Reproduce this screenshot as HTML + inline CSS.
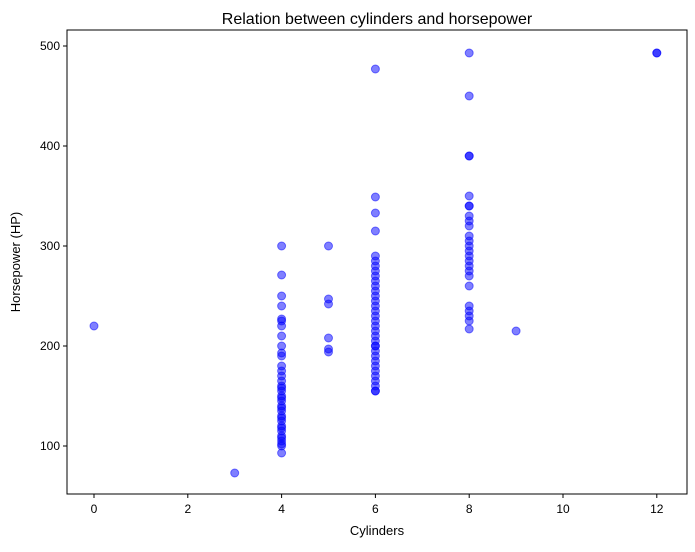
<!DOCTYPE html>
<html><head><meta charset="utf-8"><style>
body{margin:0;background:#fff;font-family:"Liberation Sans",sans-serif}
svg text{font-family:"Liberation Sans",sans-serif;fill:#000}
</style></head><body>
<svg id="c" width="695" height="547">
<text x="377" y="24" font-size="16" text-anchor="middle">Relation between cylinders and horsepower</text>
<rect x="67" y="30" width="620" height="464" fill="none" stroke="#000" stroke-width="1"/>
<g id="pts"></g>
<g id="ax"></g>
<text x="377" y="535" font-size="13" text-anchor="middle">Cylinders</text>
<text transform="translate(20,262) rotate(-90)" font-size="13" text-anchor="middle">Horsepower (HP)</text>
</svg>
<script>
const cylinders=[0,3,9,12,12,
4,4,4,4,4,4,4,4,4,4,4,4,4,4,4,4,4,4,4,4,4,4,4,4,4,4,4,4,4,4,4,4,4,4,4,4,
5,5,5,5,5,5,
6,6,6,6,6,6,6,6,6,6,6,6,6,6,6,6,6,6,6,6,6,6,6,6,6,6,6,6,6,6,6,6,6,6,
8,8,8,8,8,8,8,8,8,8,8,8,8,8,8,8,8,8,8,8,8,8,8,8,8];
const horsepower=[220,73,215,493,493,
93,100,105,110,115,120,125,130,135,140,145,150,155,160,165,170,175,180,190,193,200,210,220,225,227,240,250,271,300,102,108,118,128,138,148,158,
194,197,208,242,247,300,
155,165,170,175,180,185,190,195,200,205,210,215,220,225,230,235,240,245,250,255,260,265,270,275,280,285,290,315,333,349,477,160,200,155,
217,225,230,235,240,260,270,275,280,285,290,295,300,305,310,320,325,330,340,350,390,450,493,390,340];
const xTicks=[0,2,4,6,8,10,12];
const yTicks=[100,200,300,400,500];
const X=v=>94+v*46.9, Y=v=>446-(v-100);
const ns="http://www.w3.org/2000/svg";
const pts=document.getElementById('pts'), ax=document.getElementById('ax');
cylinders.forEach((c,i)=>{const e=document.createElementNS(ns,'circle');
e.setAttribute('cx',X(c));e.setAttribute('cy',Y(horsepower[i]));e.setAttribute('r',4);
e.setAttribute('fill','rgba(0,0,255,0.5)');
e.setAttribute('stroke','rgba(0,0,255,0.5)');
e.setAttribute('stroke-width','1');


pts.appendChild(e);});
xTicks.forEach(t=>{const l=document.createElementNS(ns,'line');
l.setAttribute('x1',X(t));l.setAttribute('x2',X(t));l.setAttribute('y1',494);l.setAttribute('y2',498);l.setAttribute('stroke','#000');


ax.appendChild(l);
const s=document.createElementNS(ns,'text');s.setAttribute('x',X(t));s.setAttribute('y',513);s.setAttribute('font-size','12');s.setAttribute('text-anchor','middle');s.textContent=t;


ax.appendChild(s);});
yTicks.forEach(t=>{const l=document.createElementNS(ns,'line');
l.setAttribute('x1',63);l.setAttribute('x2',67);l.setAttribute('y1',Y(t));l.setAttribute('y2',Y(t));l.setAttribute('stroke','#000');


ax.appendChild(l);
const s=document.createElementNS(ns,'text');s.setAttribute('x',60);s.setAttribute('y',Y(t)+4);s.setAttribute('font-size','12');s.setAttribute('text-anchor','end');s.textContent=t;


ax.appendChild(s);});
</script>
</body></html>
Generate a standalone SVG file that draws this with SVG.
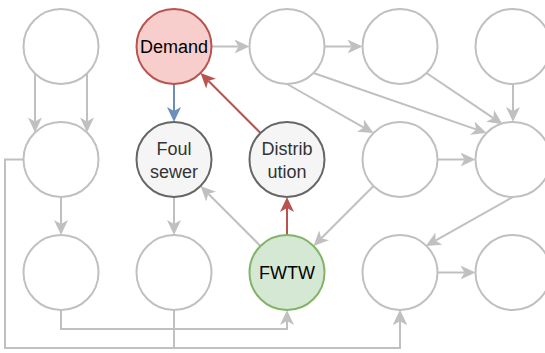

● ● ● ● ●

■ What to produce
Leaving aside the images, write out the entries above word for word.

■ Exercise output
Reproduce this screenshot as HTML + inline CSS.
<!DOCTYPE html>
<html><head><meta charset="utf-8"><style>
body{margin:0;background:#fff;font-family:"Liberation Sans",sans-serif}
svg text{font-family:"Liberation Sans",sans-serif;fill:#000}
</style></head><body>
<svg id="c" width="695" height="547">
<text x="377" y="24" font-size="16" text-anchor="middle">Relation between cylinders and horsepower</text>
<rect x="67" y="30" width="620" height="464" fill="none" stroke="#000" stroke-width="1"/>
<g id="pts"></g>
<g id="ax"></g>
<text x="377" y="535" font-size="13" text-anchor="middle">Cylinders</text>
<text transform="translate(20,262) rotate(-90)" font-size="13" text-anchor="middle">Horsepower (HP)</text>
</svg>
<script>
const cylinders=[0,3,9,12,12,
4,4,4,4,4,4,4,4,4,4,4,4,4,4,4,4,4,4,4,4,4,4,4,4,4,4,4,4,4,4,4,4,4,4,4,4,
5,5,5,5,5,5,
6,6,6,6,6,6,6,6,6,6,6,6,6,6,6,6,6,6,6,6,6,6,6,6,6,6,6,6,6,6,6,6,6,6,
8,8,8,8,8,8,8,8,8,8,8,8,8,8,8,8,8,8,8,8,8,8,8,8,8];
const horsepower=[220,73,215,493,493,
93,100,105,110,115,120,125,130,135,140,145,150,155,160,165,170,175,180,190,193,200,210,220,225,227,240,250,271,300,102,108,118,128,138,148,158,
194,197,208,242,247,300,
155,165,170,175,180,185,190,195,200,205,210,215,220,225,230,235,240,245,250,255,260,265,270,275,280,285,290,315,333,349,477,160,200,155,
217,225,230,235,240,260,270,275,280,285,290,295,300,305,310,320,325,330,340,350,390,450,493,390,340];
const xTicks=[0,2,4,6,8,10,12];
const yTicks=[100,200,300,400,500];
const X=v=>94+v*46.9, Y=v=>446-(v-100);
const ns="http://www.w3.org/2000/svg";
const pts=document.getElementById('pts'), ax=document.getElementById('ax');
cylinders.forEach((c,i)=>{const e=document.createElementNS(ns,'circle');
e.setAttribute('cx',X(c));e.setAttribute('cy',Y(horsepower[i]));e.setAttribute('r',4);
e.setAttribute('fill','rgba(0,0,255,0.5)');
e.setAttribute('stroke','rgba(0,0,255,0.5)');
e.setAttribute('stroke-width','1');


pts.appendChild(e);});
xTicks.forEach(t=>{const l=document.createElementNS(ns,'line');
l.setAttribute('x1',X(t));l.setAttribute('x2',X(t));l.setAttribute('y1',494);l.setAttribute('y2',498);l.setAttribute('stroke','#000');


ax.appendChild(l);
const s=document.createElementNS(ns,'text');s.setAttribute('x',X(t));s.setAttribute('y',513);s.setAttribute('font-size','12');s.setAttribute('text-anchor','middle');s.textContent=t;


ax.appendChild(s);});
yTicks.forEach(t=>{const l=document.createElementNS(ns,'line');
l.setAttribute('x1',63);l.setAttribute('x2',67);l.setAttribute('y1',Y(t));l.setAttribute('y2',Y(t));l.setAttribute('stroke','#000');


ax.appendChild(l);
const s=document.createElementNS(ns,'text');s.setAttribute('x',60);s.setAttribute('y',Y(t)+4);s.setAttribute('font-size','12');s.setAttribute('text-anchor','end');s.textContent=t;


ax.appendChild(s);});
</script>
</body></html>
Generate a standalone SVG file that draws this with SVG.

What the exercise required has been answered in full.